On New Year’s Eve 1960 Karl Barth preached on this same text – Psalm 31:15 – in Basel prison. He began by saying “I once had a good friend whom I shall never forget. He was a French minister and professor. At the New Year of 1956, just five years ago now, he preached in a reformed church in North Africa on this text: ‘My time is secure in your hands’. It was a very warm, meaty sermon, stirring and alive. When I read it again a day or two ago, I found that it was so good that for a moment I wondered if I should not simply bring it with me and read it to you. It was also this man’s last sermon: five days later, when he had returned to Paris, he died quite unexpectedly. How do I know that today’s is not my last sermon, too? How do you know that it is not the last one that you will be allowed to hear? How do any of us know that we shall still be here in a year, or even in five days? ‘In the midst of life we are surrounded by death.’ ”[4]

[1] Maury, Pierre. Predestination and Other Papers. Translated by Edwin Hudson. London: SCM, 1960, 102-9.
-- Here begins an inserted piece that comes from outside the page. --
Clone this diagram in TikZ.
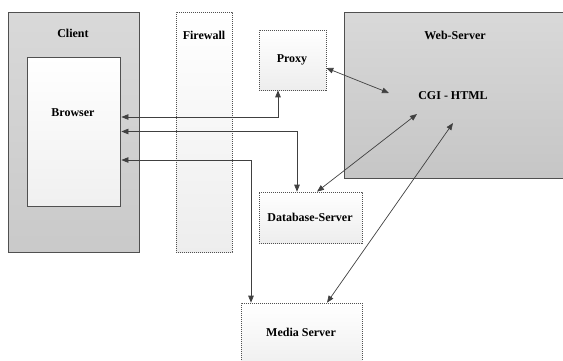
\documentclass[tikz,border=0pt]{standalone}
\usepackage{fontspec}
\setmainfont{Liberation Serif}
\usetikzlibrary{arrows.meta}

\definecolor{edge}{HTML}{505050}
\definecolor{wire}{HTML}{404040}

\tikzset{
	solidbox/.style={draw=edge, line width=0.8pt, top color=gray!30, bottom color=gray!#1, inner sep=0pt},
	dashbox/.style={draw=edge, line width=0.6pt, dash pattern=on 1.2pt off 0.8pt, top color=white, bottom color=gray!14, inner sep=0pt},
	lbl/.style={font=\bfseries\fontsize{12}{14}\selectfont, inner sep=1pt},
	link/.style={draw=wire, line width=0.7pt, {Triangle[length=7pt,width=5.5pt]}-{Triangle[length=7pt,width=5.5pt]}},
}

\begin{document}
\begin{tikzpicture}[x=1pt,y=-1pt]
		\useasboundingbox (0,0) rectangle (563,360);
		% boxes
		\node[solidbox=42, minimum width=131pt, minimum height=240pt] (client) at (73.5,132) {};
		\node[draw=edge, line width=0.8pt, top color=white, bottom color=gray!12, minimum width=93pt, minimum height=149pt] (browser) at (73.5,131.5) {};
		\node[dashbox, minimum width=56pt, minimum height=240pt] (firewall) at (204,132) {};
		\node[dashbox, minimum width=67pt, minimum height=60pt] (proxy) at (292.5,60) {};
		\node[solidbox=45, minimum width=231pt, minimum height=166pt] (web) at (459.5,95) {};
		\node[dashbox, minimum width=103pt, minimum height=51pt] (db) at (310.5,217.5) {};
		\node[dashbox, minimum width=121pt, minimum height=72pt] (media) at (301.5,339) {};
		% texts
		\node[lbl] (clienttxt) at (73,33) {Client};
		\node[lbl] (browsertxt) at (73,113) {Browser};
		\node[lbl] (firewalltxt) at (204,35) {Firewall};
		\node[lbl] (proxytxt) at (292,60) {Proxy};
		\node[lbl] (webtxt) at (455,35) {Web-Server};
		\node[lbl] (cgi) at (453,96) {CGI - HTML};
		\node[lbl] (dbtxt) at (310,217) {Database-Server};
		\node[lbl] (mediatxt) at (301,332) {Media Server};
		\coordinate (cgiA) at (389,93);
		\coordinate (cgiB) at (417,114);
		\coordinate (cgiC) at (453,123);
		% connectors
		\draw[link] ([xshift=-14.5pt]proxy.south) |- ([yshift=14.5pt,xshift=1pt]browser.east);
		\draw[link] ([xshift=-13.5pt]db.north) |- ([xshift=1pt]browser.east);
		\draw[link] ([xshift=-50.5pt]media.north) |- ([yshift=-28.5pt,xshift=1pt]browser.east);
		\draw[link] ([yshift=-8pt]proxy.east) -- (cgiA);
		\draw[link] ([xshift=6.5pt]db.north) -- (cgiB);
		\draw[link] ([xshift=25.5pt]media.north) -- (cgiC);
	\end{tikzpicture}
\end{document}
[2] Dr. Mackie, a close friend and colleague of Pierre Maury, was General Secretary of the British SCM, 1929–38, and General Secretary of the World Student Christian Federation, 1938–48. An excellent biography of Robert written by Nansie Blackie: In Love and in Laughter: A Portrait of Robert Blackie was published by Saint Andrews Press, Edinburgh in 1995.

[3] Ibid, 14.

[4] Barth, Karl. Call for God – New Sermons from Basel Prison. Translated by A.T. Mackay. London: SCM, 1967, 40.